Wednesday, October 5, 2016

Diary of Sir Arthur James Lyon Fremantle: Sunday, June 28, 1863

No officer or soldier under the rank of a general is allowed into Chambersburg without a special order from General Lee, which he is very chary of giving; and I hear of officers of rank being refused this pass.

Moses proceeded into town at 11 A.M., with an official requisition for three days' rations for the whole army in this neighbourhood. These rations he is to seize by force, if not voluntarily supplied.

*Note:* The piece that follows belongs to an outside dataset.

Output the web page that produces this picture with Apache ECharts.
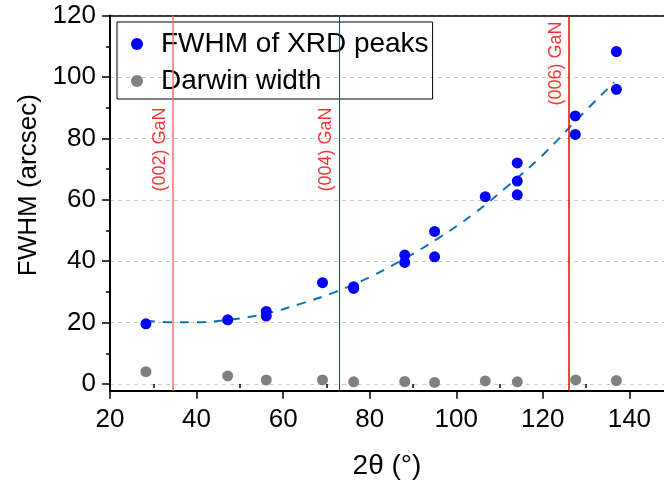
<!DOCTYPE html>
<html><head><meta charset="utf-8">
<script src="https://cdn.jsdelivr.net/npm/echarts@6/dist/echarts.min.js"></script>
<style>html,body{margin:0;padding:0;background:#fff}#c{width:664px;height:488px}</style>
</head><body><div id="c"></div>
<script>
// Data
const xrdTheta = [28.3, 47.2, 56.1, 56.1, 69.1, 76.3, 76.3, 88.1, 88.1, 95.0, 95.0, 106.7, 114.1, 114.1, 114.1, 127.5, 127.5, 137.0, 137.0];
const xrdFwhm  = [19.6, 20.9, 23.6, 22.1, 33.0, 31.7, 31.1, 42.0, 39.6, 49.7, 41.4, 61.0, 72.0, 66.1, 61.6, 87.3, 81.3, 108.3, 96.0];
const darwinTheta = [28.3, 47.2, 56.1, 69.1, 76.3, 88.1, 95.0, 106.7, 114.1, 127.6, 137.0];
const darwinWidth = [4.0, 2.6, 1.3, 1.3, 0.7, 0.8, 0.5, 1.0, 0.7, 1.3, 1.1];
const fitTheta = [28.3, 35, 40, 48, 56, 64, 72, 80, 88, 96, 104, 112, 120, 128, 136.5];
const fitFwhm  = [20.6, 20.1, 20.1, 21.0, 22.9, 26.1, 29.9, 34.8, 40.8, 47.6, 55.4, 64.6, 74.6, 86.3, 98.3];
const ganTheta = [34.57, 72.93, 126.1];
const ganLabels = ['(002) GaN', '(004) GaN', '(006) GaN'];
const xTicks = [20, 40, 60, 80, 100, 120, 140];
const xMinor = [30, 50, 70, 90, 110, 130];
const yTicks = [0, 20, 40, 60, 80, 100, 120];
const yMinor = [10, 30, 50, 70, 90, 110];
const seriesNames = ['FWHM of XRD peaks', 'Darwin width'];

const FONT = '"Liberation Sans", Arial, sans-serif';
const ganLineColors = ['#f47070', '#b80000', '#ff0000'];
const ganLineWidths = [1.5, 1, 1.5];
const ganLabelY = [76.4, 76.4, 104.4];

const chart = echarts.init(document.getElementById('c'), null, {renderer: 'canvas'});
const option = {
  animation: false,
  textStyle: {fontFamily: FONT},
  grid: {left: 110, top: 15.6, right: 0, bottom: 97.3},
  legend: {
    data: seriesNames, orient: 'vertical', left: 117, top: 22,
    borderColor: '#000', borderWidth: 1, padding: [8, 4, 4, 14], itemGap: 9,
    itemWidth: 12, itemHeight: 12, icon: 'circle',
    textStyle: {fontSize: 28, lineHeight: 27, color: '#000', fontFamily: FONT, padding: [0, 0, 0, 13]}
  },
  xAxis: [{
    type: 'value', min: 20, max: 148, interval: 20, position: 'bottom',
    name: '2θ (°)', nameLocation: 'middle', nameGap: 62,
    nameTextStyle: {fontSize: 28, color: '#000', fontFamily: FONT},
    axisLine: {show: true, onZero: false, lineStyle: {color: '#000', width: 2}},
    axisTick: {show: true, length: 8, lineStyle: {color: '#000', width: 1.5}, customValues: xTicks},
    axisLabel: {fontSize: 26, color: '#000', margin: 16, customValues: xTicks, fontFamily: FONT},
    splitLine: {show: false}
  }, {
    type: 'value', min: 20, max: 148, position: 'bottom', gridIndex: 0,
    axisLine: {show: false}, axisLabel: {show: false}, splitLine: {show: false},
    axisTick: {show: true, length: 4, lineStyle: {color: '#000', width: 1.5}, customValues: xMinor}
  }, {
    type: 'value', min: 20, max: 148, position: 'top', gridIndex: 0,
    axisLine: {show: true, onZero: false, lineStyle: {color: '#000', width: 1.5}},
    axisLabel: {show: false}, splitLine: {show: false}, axisTick: {show: false}
  }],
  yAxis: [{
    type: 'value', min: -2.2, max: 120, interval: 20, position: 'left',
    name: 'FWHM (arcsec)', nameLocation: 'middle', nameGap: 68,
    nameTextStyle: {fontSize: 26, color: '#000', fontFamily: FONT, padding: [0, 0, 0, 36]},
    axisLine: {show: true, onZero: false, lineStyle: {color: '#000', width: 2}},
    axisTick: {show: true, length: 8, lineStyle: {color: '#000', width: 1.5}, customValues: yTicks},
    axisLabel: {fontSize: 26, color: '#000', margin: 14, customValues: yTicks, fontFamily: FONT},
    splitLine: {show: true, lineStyle: {color: '#c8c8c8', type: [4, 4], width: 1}}
  }, {
    type: 'value', min: -2.2, max: 120, position: 'left', gridIndex: 0,
    axisLine: {show: false}, axisLabel: {show: false}, splitLine: {show: false},
    axisTick: {show: true, length: 4, lineStyle: {color: '#000', width: 1.5}, customValues: yMinor}
  }],
  series: [
    {
      type: 'line', name: 'fit', data: fitTheta.map((t, i) => [t, fitFwhm[i]]),
      showSymbol: false, symbol: 'none', smooth: 0.4, z: 2,
      lineStyle: {color: '#1170b4', width: 2, type: [9, 8]}
    },
    {
      type: 'scatter', name: 'GaN', z: 1,
      data: ganTheta.map((t, i) => [t, ganLabelY[i]]),
      symbolSize: 1, itemStyle: {color: 'rgba(0,0,0,0)'},
      label: {show: true, formatter: p => ganLabels[p.dataIndex], rotate: 90, position: 'inside', offset: [0, -13],
        color: '#ff0000', fontSize: 18, fontFamily: FONT},
      markLine: {
        silent: true, symbol: ['none', 'none'], label: {show: false},
        data: ganTheta.map((t, i) => ({xAxis: t, lineStyle: {color: ganLineColors[i], width: ganLineWidths[i], type: 'solid'}}))
      }
    },
    {
      type: 'scatter', name: seriesNames[0], z: 4,
      data: xrdTheta.map((t, i) => [t, xrdFwhm[i]]),
      symbolSize: 11, itemStyle: {color: '#0000ff', opacity: 1}
    },
    {
      type: 'scatter', name: seriesNames[1], z: 4,
      data: darwinTheta.map((t, i) => [t, darwinWidth[i]]),
      symbolSize: 11, itemStyle: {color: '#808080', opacity: 1}
    }
  ]
};
chart.setOption(option);
</script>
</body></html>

I was introduced to General Hood this morning; he is a tall, thin, wiry-looking man, with a grave face and a light-coloured beard, thirty-three years old, and is accounted one of the best and most promising officers in the army. By his Texan and Alabamian troops he is adored; he formerly commanded the Texan Brigade, but has now been promoted to the command of a division. His troops are accused of being a wild set, and difficult to manage; and it is the great object of the chiefs to check their innate plundering propensities by every means in their power.

I went into Chambersburg at noon, and found Lawley ensconced in the Franklin Hotel. Both he and I had much difficulty in getting into that establishment — the doors being locked, and only opened with the greatest caution. Lawley had had a most painful journey in the ambulance yesterday, and was much exhausted. No one in the hotel would take the slightest notice of him, and all scowled at me in a most disagreeable manner. Half-a-dozen Pennsylvanian viragos surrounded and assailed me with their united tongues to a deafening degree. Nor would they believe me when I told them I was an English spectator and a noncombatant: they said I must be either a Rebel or a Yankee — by which expression I learned for the first time that the term Yankee is as much used as a reproach in Pennsylvania as in the South. The sight of gold, which I exchanged for their greenbacks, brought about a change, and by degrees they became quite affable. They seemed very ignorant, and confused Texans with Mexicans.

After leaving Lawley pretty comfortable, I walked about the town and witnessed the pressing operations of Moses and his myrmidons. Neither the Mayor nor the corporation were to be found anywhere, nor were the keys of the principal stores forthcoming until Moses began to apply the axe. The citizens were lolling about the streets in a listless manner, and showing no great signs of discontent. They had left to their women the task of resisting the commissaries — a duty which they were fully competent to perform. No soldiers but those on duty were visible in the streets.

In the evening I called again to see Lawley, and found in his room an Austrian officer, in the full uniform of the Hungarian hussars. He had got a year's leave of absence, and has just succeeded in crossing the Potomac, though not without much trouble and difficulty. When he stated his intention of wearing his uniform, I explained to him the invariable custom of the Confederate soldiers, of never allowing the smallest peculiarity of dress or appearance to pass without a torrent of jokes, which, however good-humoured, ended in becoming rather monotonous.

I returned to camp at 6 P.M. Major Moses did not get back till very late, much depressed at the illsuccess of his mission. He had searched all day most indefatigably, and had endured much contumely from the Union ladies, who called him “a thievish little rebel scoundrel,” and other opprobrious epithets. But this did not annoy him so much as the manner in which everything he wanted had been sent away or hidden in private houses, which he was not allowed by General Lee's order to search. He had only managed to secure a quantity of molasses, sugar, and whisky. Poor Moses was thoroughly exhausted; but he endured the chaff of his brother officers with much good-humour, and they made him continually repeat the different names he had been called. He said that at first the women refused his Confederate “trash” with great scorn, but they ended in being very particular about the odd cents.